Still Another Threat to the Big Bang

With all the discoveries confounding cosmic evolution, you'd think the Big Bang fanciers would saddle up and ride back to the ranch. But no, they persist in sewing onto that patchwork quilt with new excuses and calling it "science".

The Big Bang keeps getting more problems, and cosmologists still believe in it. This newest problem, a ring of galaxies, will call for monumental excuse-making.

Discoveries in our own solar system keep on refuting "deep time", what with planets, moons, asteroids and things acting "young" and so forth. Further out in space, other problems for stellar evolution have been found, but the Frankenstein's monster of the Big Bang keeps getting added on, tweaked, and added onto so that the current Big Bang is not only thoroughly unscientific and based on blind faith, but it has little resemblance to the original Big Bang conjecture. Now we have what looks like a ring of galaxies. That can't happen according to that cosmology. Of course, biblical creationists have no problem with it.
A team of astronomers from Hungary and the United States, led by Professor Lajos Balázs of Konkoly Observatory in Budapest, has announced the discovery of an enormous ring of galaxies. According to the Big Bang model, this ring should not exist.
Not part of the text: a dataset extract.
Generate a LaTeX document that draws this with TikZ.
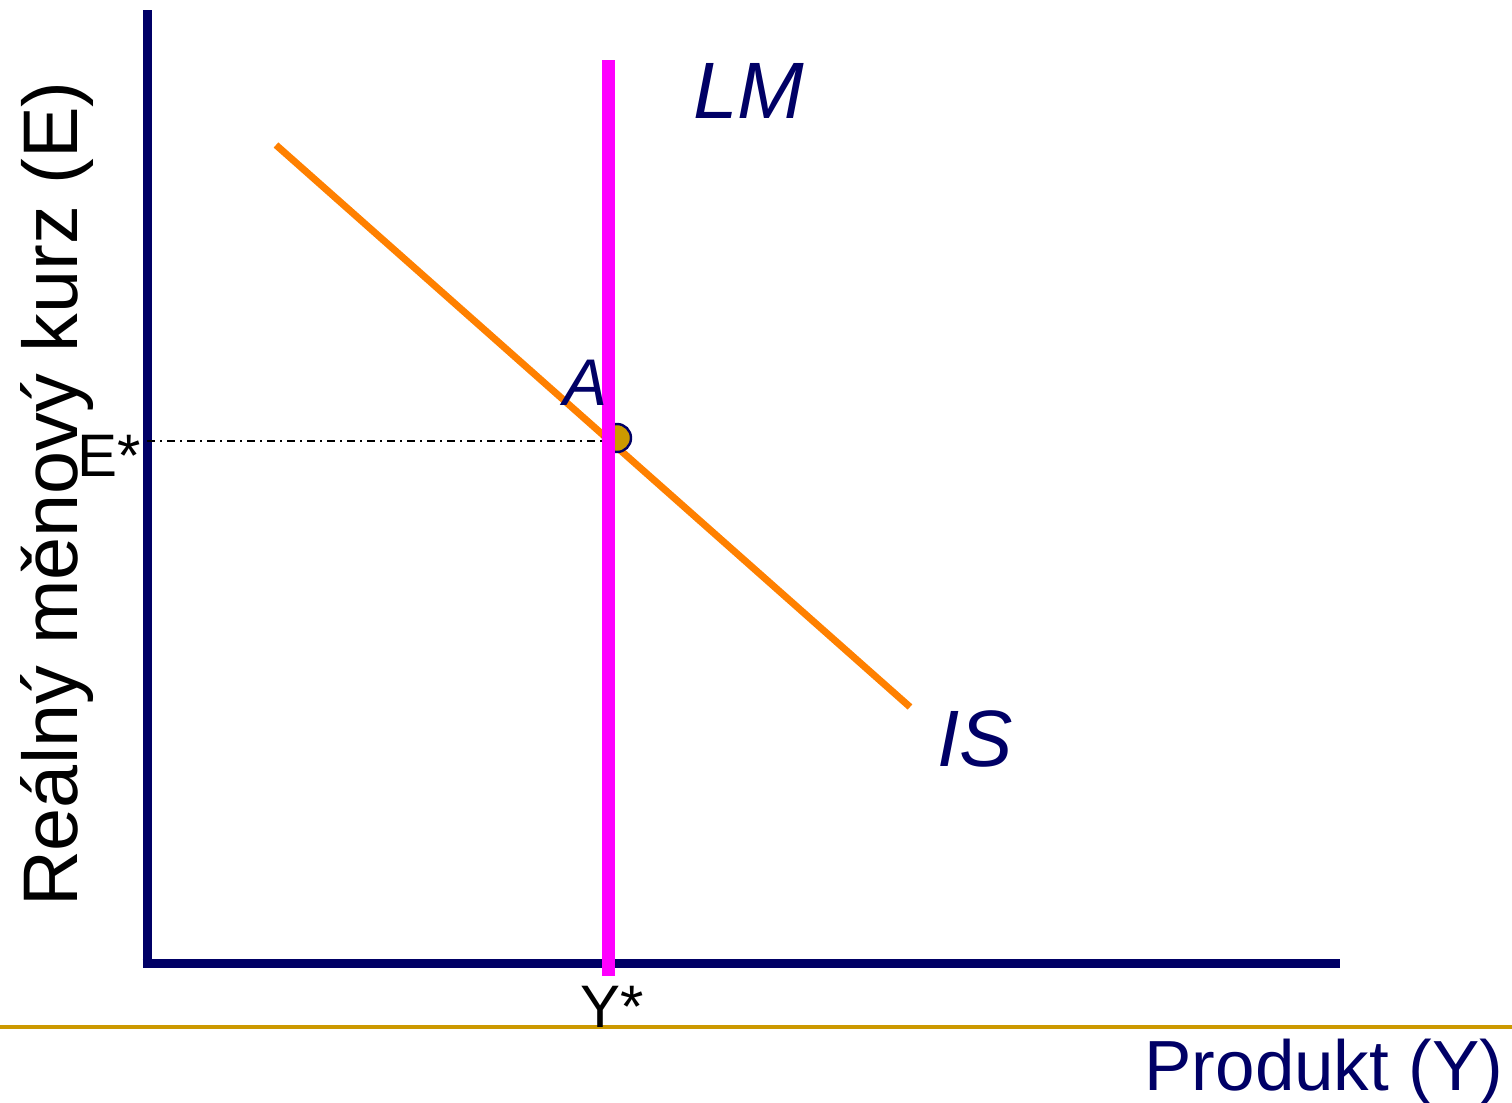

The galaxies were identified from gamma-ray bursts (GRBs)—extremely intense, narrow beams of high-energy electromagnetic radiation which are thought to result from the collapse of high-mass stars. The astronomers estimated that the gamma-ray bursts originated in nine galaxies located approximately seven billion light-years from Earth. These galaxies are thought to be part of a ring of galaxies so large that it spans a very large portion of the sky—an area 70 times greater than the apparent diameter of the full moon. Despite this fact, the astronomers argue that the nine galaxies are almost certainly part of the same giant structure.

If they are correct, then this would imply the existence of a gargantuan ring of galaxies, although Balázs claims that the ring could also be the result of a spherical structure. Either way, the apparent structure is enormous—an estimated five billion light-years across.